Man of Letters re-emerged a few years ago as Sign of the Times, a full-length play now revived by Hull Truck Theatre with a magnificent design by Dawn Allsopp—a far cry from its humble origins.

Despite its main house treatment, Sign of the Times remains at heart a simple play about the aspirations and thwarted ambitions of two men: the older, philsophical Frank (Andrew Dunn), an electrical engineer loyal to the company for whom he has worked for 35 years and the taciturn, awkward Alan (Edward Cole), a resentful, Twix chomping trainee.

As they fit the new electric letters for Frank’s beloved employer ‘Forshaws’ on the roof of the building, the garulous Frank pontificates on procedures and work ethics, frequently punctuating his lengthy discourses with the phrase ‘In life’—much to his colleague’s annoyance. All to no avail, sadly, as we see that Frank’s life—as well as that of his colleague’s—is in the hands of economic forces beyond the reach of even their mighty employer.

The second half sees a reversal in roles as well as fortunes as, four years later, it is Frank who is now approaching Alan for a traineeship in the new multi-national.

Andrew Dunn, a Hull Truck stalwart since the early 80s, is in fine form as Frank as he shifts from superficial and talkative confidence to world-weary and self-loathing, failed novelist; never indulgent, Dunn gives the kind of understated, subtle performance filled with understanding those of us who have watched him for years have come to expect.

He is matched by Edward Cole who wonderfully displays the truculence of the teenage trainee transformed in the second half into the assistant deputy manager, spouting the company mantra with desperate and ultimately unconvincing enthusiams. His is an energetic, comic yet deeply-sensitive performance.

Nick Lane directs with a similar sensitivity, realising the moments of comedy, yet not allowing the undoubted pathos of the play to languish into sentimentality. He never allows the bond between the two characters to become too cosy; there is an edge to their camaraderie, rooted in anger and disillusionment rather than a desire to be mates.

For all its charm and subtle humour, Sign of the Times ironically feels like what it is: a play from a bygone era.
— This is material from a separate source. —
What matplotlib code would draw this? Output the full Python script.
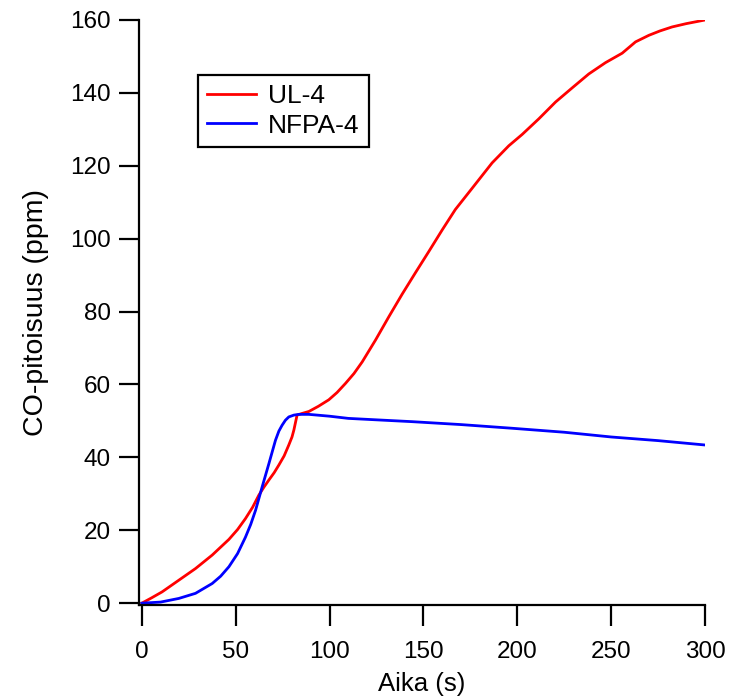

The times have even overtaken the multinationals featured in the play, as employees of Comet will testify; there is something clumsily anachronistic about references to YTS (the Youth training Scheme of the 1980s).

Essentially this is a one-act chamber piece that doesn’t really substantiate its revision into a full-length play. It’s worth seeing for the performances and the quality of production but it’s very much a first play from a playwright whose reputation has been forged from subsequent and better work.